There are lots of other attractive cities in western states with a critical mass of local services and attractions that would welcome an influx of well-paid, well-educated employees: for example, Austin, TX; Denver, CO; Seattle, WA; Portland, OR, Los Angeles, CA; San Diego, CA; Sacramento, CA; and Phoenix, AZ. Similarly for eastern states.
You have to admire the chutzpah of Facebook’s Mark Zuckerberg in complaining about the NSA’s invading Facebook’s or the populace’s privacy. It seems that Facebook, Google+, LinkedIn, and every other social networking site is doing that in spades, and has been doing it for years. So how did he get off venting to President Obama about the abuse by the NSA? And didn’t the NSA hack into Facebook so shouldn’t he be saving some of his anger for his own IT staff who let this happen? (The CIO and CEO of Target lost their jobs over such breaches.) Anyway, during July both sides have been getting friendlier, according to an article and a video by Bloomberg Businessweek.

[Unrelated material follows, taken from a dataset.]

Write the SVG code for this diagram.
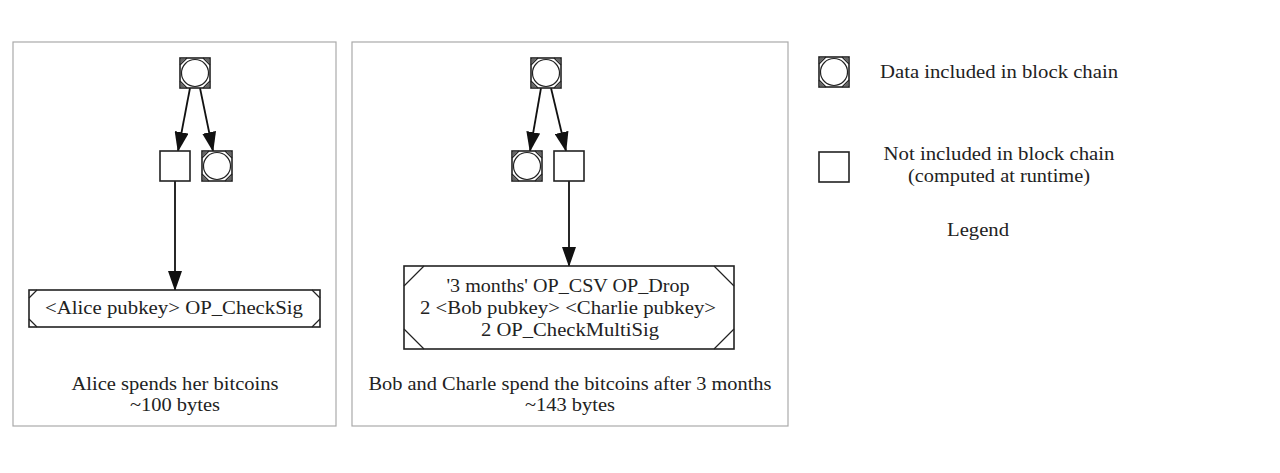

You’d think that a PR executive would applaud all the exposure that LinkedIn and their ilk can get with their constant barrage of emails wanting members to do this or that or reminding you of people—no doubt some of whom you would like to forget–that you might want to communicate with. As a PR professional Allan Ripp can be proud of the column-inches the Wall Street Journal devoted to the case he makes that “less is more” when it comes to being an active
networker. He can be thankful if it is only LinkedIn that is constantly bombarding him with mostly-unwanted missives, because many of the rest of us are getting at least weekly reminders—some of them totally unrelated to anything we have ever expressed interest in to anybody—from EVERY network we are part of. Why is this? Simply put, these networks make more money if they have more members and more transactions, regardless of how much value they add to their members. People initially sign up for these networks because their friends or relatives have done so, and it seems like it might be useful for keeping current. Unfortunately, many find that the the annoyance outweighs the benefits. In fact, it is even worse, because the networks go through all of the files on your computer to find email addresses of your contacts, and start to bombard you about them—or them about you–too. The antidote: don’t sign up for any of these networks that you have not investigated in enough detail to prove to yourself that you are getting at least as good as you are giving, and discontinue any you already have that are more annoying than valuable.